Question

A student sees the top edge and the bottom center C of a pool simultaneously from an angle $\theta$ above the horizontal as shown in the figure. The refractive index of water which fills up to the top edge of the pool is 4/3. If h/x = 7/4 then $\cos \theta$ is

$A.\quad \dfrac{2}{7}$
$B.\quad \dfrac{8}{3\sqrt{45}}$
$C.\quad \dfrac{8}{3\sqrt{53}}$
$D.\quad \dfrac{8}{21}$

Answer 1

Hint: This problem needs concepts refraction and trigonometric identities to solve this problem. Snell's law,${{n}_{1}}\sin i={{n}_{2}}\sin r$ is required in solving this problem. The basic trigonometry and Pythagoras theorem is essential too.

Step by step solution:
Let’s make a detailed diagram from the image given to better understand the problem.

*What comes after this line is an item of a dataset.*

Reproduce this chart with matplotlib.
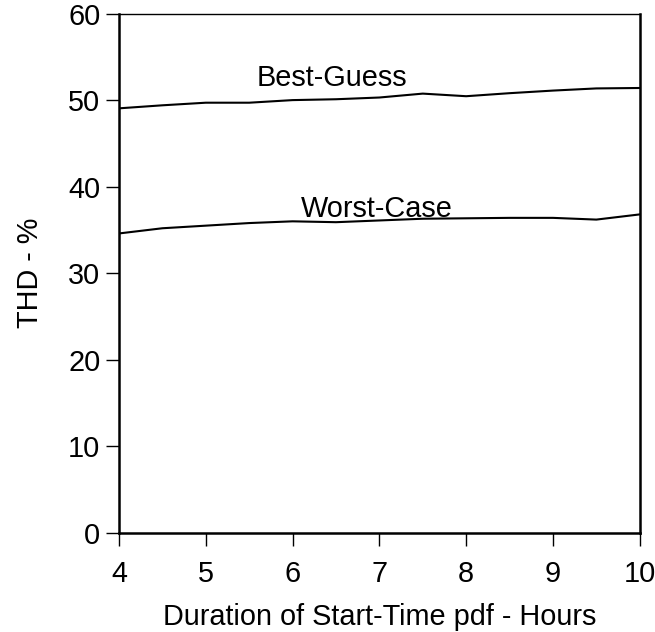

We know that when a ray passes from a rarer medium to the denser medium, the ray bends towards the normal. Here the student is watching from top. Hence, the upper medium from where the ray is incident, or from where the student watches the pool is in air having the refractive index 1. That is, ${{n}_{1}}=1$. The ray upon entering the pool bends towards the normal, having a refractive index is, ${{n}_{2}}=\dfrac{4}{3}$. The ray is incident with an angle (i) with respect to the normal and the angle (r) is the angle of refraction with respect to the normal.

Now, we will use Snell's law, which is given by, ${{n}_{1}}\sin i={{n}_{2}}\sin r$.
Putting in the value of ${{n}_{1}}=1$and ${{n}_{2}}=\dfrac{4}{3}$into the Snell’s law, we get, $1\times \sin i=\dfrac{4}{3}\times \sin r\Rightarrow \sin i=\dfrac{4}{3}\sin r\to (1)$
Now, let’s consider the right angled triangle created at the bottom of the pool by the refracted ray, the side of the rectangular pool and the bottom of the rectangular pool.
Using the Pythagoras theorem, $side{{(1)}^{2}}+side{{(2)}^{2}}=hypotenuse{{e}^{2}}$. Side(1) is the pool’s height (h) and side(2) is the distance of the bottom of the pool from the point C.
Hence, ${{h}^{2}}+{{(\dfrac{x}{2})}^{2}}=hypotenuse{{e}^{2}}\Rightarrow hypotenuse=\sqrt{{{h}^{2}}+{{\dfrac{x}{4}}^{2}}}$.

For this triangle, we get $\sin r=\dfrac{\dfrac{x}{2}}{hypotenuse}\Rightarrow \sin r=\dfrac{\dfrac{x}{2}}{\sqrt{{{h}^{2}}+{{\dfrac{x}{4}}^{2}}}}\Rightarrow \sin r=\dfrac{\dfrac{x}{2}}{x\sqrt{{{(\dfrac{h}{x})}^{2}}+\dfrac{1}{4}}}\Rightarrow \sin r=\dfrac{1}{2\sqrt{{{(\dfrac{h}{x})}^{2}}+\dfrac{1}{4}}}$.

We are given the ratio h/x to be equal to 7/4. Substituting in this value in the above equation we get,
$\sin r=\dfrac{1}{2\sqrt{{{(\dfrac{7}{4})}^{2}}+\dfrac{1}{4}}}\Rightarrow \sin r=\dfrac{1}{2\sqrt{\dfrac{49}{16}+\dfrac{1}{4}}}\Rightarrow \sin r=\dfrac{1}{2\sqrt{\dfrac{53}{16}}}\Rightarrow \sin r=\dfrac{1}{\dfrac{2}{4}\sqrt{53}}\Rightarrow \sin r=\dfrac{2}{\sqrt{53}}$.
Hence, we get the value of sin(r). Now let’s consider the angles on the top, $i+\theta =\dfrac{\pi }{2}\Rightarrow i=\dfrac{\pi }{2}-\theta$. Therefore, sin(i) becomes, $\sin i=\sin (\dfrac{\pi }{2}-\theta )=\cos \theta$.

Putting these values of sin(i) and sin(r) into eqn(1) we get, $\cos \theta =\dfrac{4}{3}\times \dfrac{2}{\sqrt{53}}\Rightarrow \cos \theta =\dfrac{8}{3\sqrt{53}}$.

Hence, the value $\cos \theta =\dfrac{8}{3\sqrt{53}}$

Note: Making a proper ray diagram of the question is also necessary to help us in finding out $\cos \theta$.
Further, we must also remember how the light ray bends when it moves from one medium to another. When, the light moves from a rarer medium to a denser medium. The light ray bends towards the normal and when the light ray mover from denser medium to a rarer medium, the light ray moves away from the normal.